## [INSTRUCTIONS TO FOLLOW]
Gather up the lines that contain "with".

## [MATERIAL]

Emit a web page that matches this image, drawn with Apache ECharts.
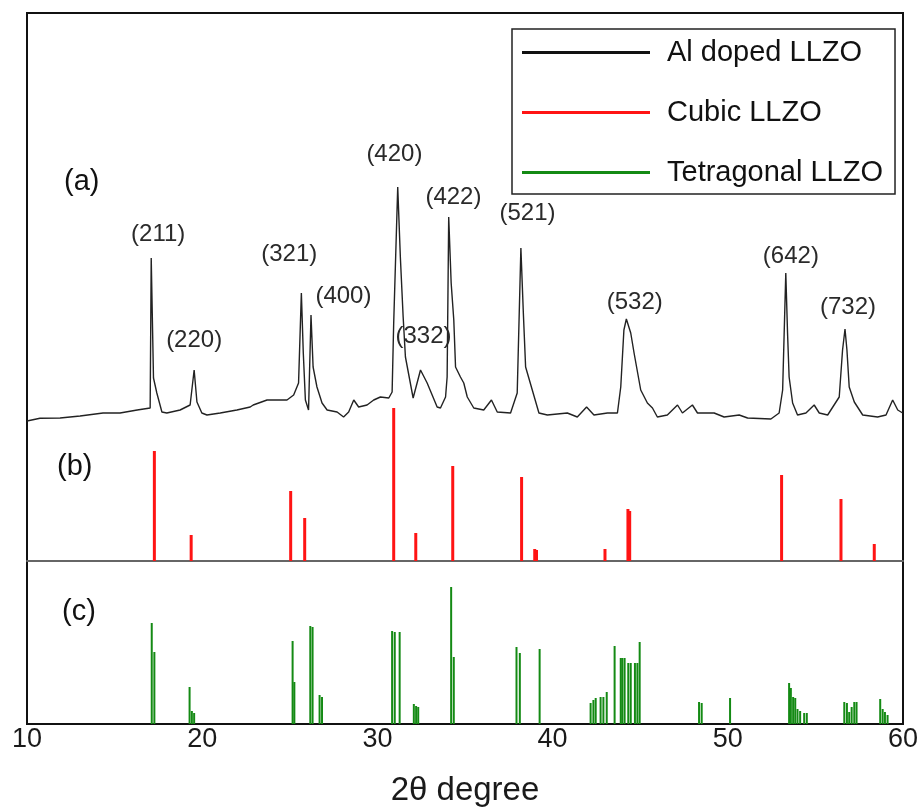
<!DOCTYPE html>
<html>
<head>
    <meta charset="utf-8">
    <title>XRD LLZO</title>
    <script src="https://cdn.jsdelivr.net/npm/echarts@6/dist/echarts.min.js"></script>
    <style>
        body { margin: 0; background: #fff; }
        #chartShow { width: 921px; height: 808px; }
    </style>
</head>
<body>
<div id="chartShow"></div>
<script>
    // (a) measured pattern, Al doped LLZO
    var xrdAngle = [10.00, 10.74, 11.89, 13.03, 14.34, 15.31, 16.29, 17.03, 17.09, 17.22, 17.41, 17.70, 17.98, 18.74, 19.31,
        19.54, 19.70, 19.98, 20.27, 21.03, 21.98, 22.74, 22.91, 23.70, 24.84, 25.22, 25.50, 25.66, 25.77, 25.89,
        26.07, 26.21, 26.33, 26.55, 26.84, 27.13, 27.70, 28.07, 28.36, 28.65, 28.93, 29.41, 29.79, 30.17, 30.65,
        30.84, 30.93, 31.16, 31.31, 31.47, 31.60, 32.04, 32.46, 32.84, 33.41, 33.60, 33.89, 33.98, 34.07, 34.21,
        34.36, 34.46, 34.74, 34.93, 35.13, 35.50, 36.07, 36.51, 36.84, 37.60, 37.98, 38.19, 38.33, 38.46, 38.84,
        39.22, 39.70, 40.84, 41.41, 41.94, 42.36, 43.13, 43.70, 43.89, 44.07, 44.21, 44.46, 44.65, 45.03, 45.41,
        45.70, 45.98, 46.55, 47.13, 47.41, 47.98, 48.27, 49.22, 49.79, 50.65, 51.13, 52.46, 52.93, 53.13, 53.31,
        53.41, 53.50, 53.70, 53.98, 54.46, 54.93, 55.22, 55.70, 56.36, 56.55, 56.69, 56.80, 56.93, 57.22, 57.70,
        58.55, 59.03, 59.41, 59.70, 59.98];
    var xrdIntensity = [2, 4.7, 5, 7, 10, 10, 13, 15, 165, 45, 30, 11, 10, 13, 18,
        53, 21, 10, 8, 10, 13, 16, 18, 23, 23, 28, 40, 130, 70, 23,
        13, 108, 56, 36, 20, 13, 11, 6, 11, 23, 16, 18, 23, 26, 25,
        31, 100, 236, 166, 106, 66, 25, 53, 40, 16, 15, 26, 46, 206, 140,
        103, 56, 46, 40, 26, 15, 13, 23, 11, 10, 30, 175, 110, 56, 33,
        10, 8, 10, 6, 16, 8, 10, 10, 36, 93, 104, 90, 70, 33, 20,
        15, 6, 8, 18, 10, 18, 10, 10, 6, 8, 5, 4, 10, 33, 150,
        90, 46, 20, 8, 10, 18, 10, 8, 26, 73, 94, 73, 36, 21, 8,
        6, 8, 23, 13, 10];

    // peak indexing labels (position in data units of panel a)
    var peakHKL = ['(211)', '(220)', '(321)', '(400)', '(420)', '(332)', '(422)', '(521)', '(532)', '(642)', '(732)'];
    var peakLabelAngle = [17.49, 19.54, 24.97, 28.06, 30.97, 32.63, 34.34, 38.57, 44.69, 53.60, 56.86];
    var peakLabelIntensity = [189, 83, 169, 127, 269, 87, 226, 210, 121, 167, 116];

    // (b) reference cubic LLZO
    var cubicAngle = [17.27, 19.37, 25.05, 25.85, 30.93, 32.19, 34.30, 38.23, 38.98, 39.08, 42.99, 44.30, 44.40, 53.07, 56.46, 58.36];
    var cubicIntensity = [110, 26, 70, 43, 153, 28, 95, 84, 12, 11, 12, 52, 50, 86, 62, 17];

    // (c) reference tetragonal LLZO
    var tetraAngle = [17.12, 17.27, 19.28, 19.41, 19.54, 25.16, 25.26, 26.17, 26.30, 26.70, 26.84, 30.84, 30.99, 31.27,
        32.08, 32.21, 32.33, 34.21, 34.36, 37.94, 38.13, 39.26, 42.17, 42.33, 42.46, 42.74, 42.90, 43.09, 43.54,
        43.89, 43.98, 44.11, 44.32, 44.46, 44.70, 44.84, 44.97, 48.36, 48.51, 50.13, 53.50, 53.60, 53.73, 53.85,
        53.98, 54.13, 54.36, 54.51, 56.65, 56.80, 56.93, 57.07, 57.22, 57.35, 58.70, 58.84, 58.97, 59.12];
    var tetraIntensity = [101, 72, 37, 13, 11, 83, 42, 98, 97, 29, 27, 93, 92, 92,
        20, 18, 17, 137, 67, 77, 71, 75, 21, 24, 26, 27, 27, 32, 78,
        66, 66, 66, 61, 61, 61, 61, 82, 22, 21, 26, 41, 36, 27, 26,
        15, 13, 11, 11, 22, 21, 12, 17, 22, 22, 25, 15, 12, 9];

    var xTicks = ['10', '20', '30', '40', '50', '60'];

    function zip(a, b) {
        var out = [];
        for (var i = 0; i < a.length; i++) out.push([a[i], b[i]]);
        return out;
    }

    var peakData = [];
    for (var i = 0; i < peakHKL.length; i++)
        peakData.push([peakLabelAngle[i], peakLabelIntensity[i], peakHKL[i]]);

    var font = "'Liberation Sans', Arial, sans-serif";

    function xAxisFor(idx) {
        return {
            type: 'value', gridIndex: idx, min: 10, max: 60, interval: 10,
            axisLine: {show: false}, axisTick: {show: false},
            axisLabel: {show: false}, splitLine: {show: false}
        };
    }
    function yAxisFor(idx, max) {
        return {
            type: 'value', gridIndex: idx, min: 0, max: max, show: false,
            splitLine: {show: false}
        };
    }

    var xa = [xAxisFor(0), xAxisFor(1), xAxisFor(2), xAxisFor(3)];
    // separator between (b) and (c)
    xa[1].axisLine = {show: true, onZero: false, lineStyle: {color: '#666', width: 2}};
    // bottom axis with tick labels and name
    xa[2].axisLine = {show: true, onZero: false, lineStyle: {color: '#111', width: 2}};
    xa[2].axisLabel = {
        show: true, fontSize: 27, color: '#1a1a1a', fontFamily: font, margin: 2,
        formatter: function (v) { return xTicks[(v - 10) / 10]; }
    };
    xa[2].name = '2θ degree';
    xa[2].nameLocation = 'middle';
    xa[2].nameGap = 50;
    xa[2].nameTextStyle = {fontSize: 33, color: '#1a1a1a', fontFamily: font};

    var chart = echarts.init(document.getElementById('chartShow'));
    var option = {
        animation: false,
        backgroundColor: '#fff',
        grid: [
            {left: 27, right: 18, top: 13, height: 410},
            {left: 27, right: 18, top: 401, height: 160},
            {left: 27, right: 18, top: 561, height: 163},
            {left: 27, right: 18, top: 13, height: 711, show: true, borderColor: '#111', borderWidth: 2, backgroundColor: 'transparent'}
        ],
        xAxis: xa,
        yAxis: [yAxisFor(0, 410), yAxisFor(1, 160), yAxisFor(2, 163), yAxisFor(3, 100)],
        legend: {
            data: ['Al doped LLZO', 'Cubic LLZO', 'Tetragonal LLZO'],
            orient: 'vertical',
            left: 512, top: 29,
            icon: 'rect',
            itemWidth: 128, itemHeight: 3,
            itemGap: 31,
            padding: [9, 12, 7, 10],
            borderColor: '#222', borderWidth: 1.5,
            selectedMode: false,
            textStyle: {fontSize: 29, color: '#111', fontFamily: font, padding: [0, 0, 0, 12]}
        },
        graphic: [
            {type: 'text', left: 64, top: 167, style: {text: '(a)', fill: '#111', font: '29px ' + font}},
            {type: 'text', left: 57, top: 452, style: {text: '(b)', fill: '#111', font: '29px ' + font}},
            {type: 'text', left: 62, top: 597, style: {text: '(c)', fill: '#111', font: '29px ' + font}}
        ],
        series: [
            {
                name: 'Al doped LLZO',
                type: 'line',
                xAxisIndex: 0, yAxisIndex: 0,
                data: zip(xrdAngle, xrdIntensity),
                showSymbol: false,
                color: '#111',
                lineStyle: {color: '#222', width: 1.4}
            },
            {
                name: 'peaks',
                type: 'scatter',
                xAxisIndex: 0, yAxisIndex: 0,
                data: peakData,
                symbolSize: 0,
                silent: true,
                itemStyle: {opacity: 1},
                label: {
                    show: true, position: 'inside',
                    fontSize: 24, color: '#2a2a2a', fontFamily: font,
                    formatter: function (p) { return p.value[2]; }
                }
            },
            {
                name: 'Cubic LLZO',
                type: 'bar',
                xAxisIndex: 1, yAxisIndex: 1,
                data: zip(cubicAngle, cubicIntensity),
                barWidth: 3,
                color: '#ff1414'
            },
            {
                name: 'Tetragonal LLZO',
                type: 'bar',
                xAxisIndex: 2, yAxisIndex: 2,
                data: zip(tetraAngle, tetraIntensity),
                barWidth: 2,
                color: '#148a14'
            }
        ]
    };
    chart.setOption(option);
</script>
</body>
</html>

## [FINAL RESULT]
Emit a web page that matches this image, drawn with Apache ECharts.
    // bottom axis with tick labels and name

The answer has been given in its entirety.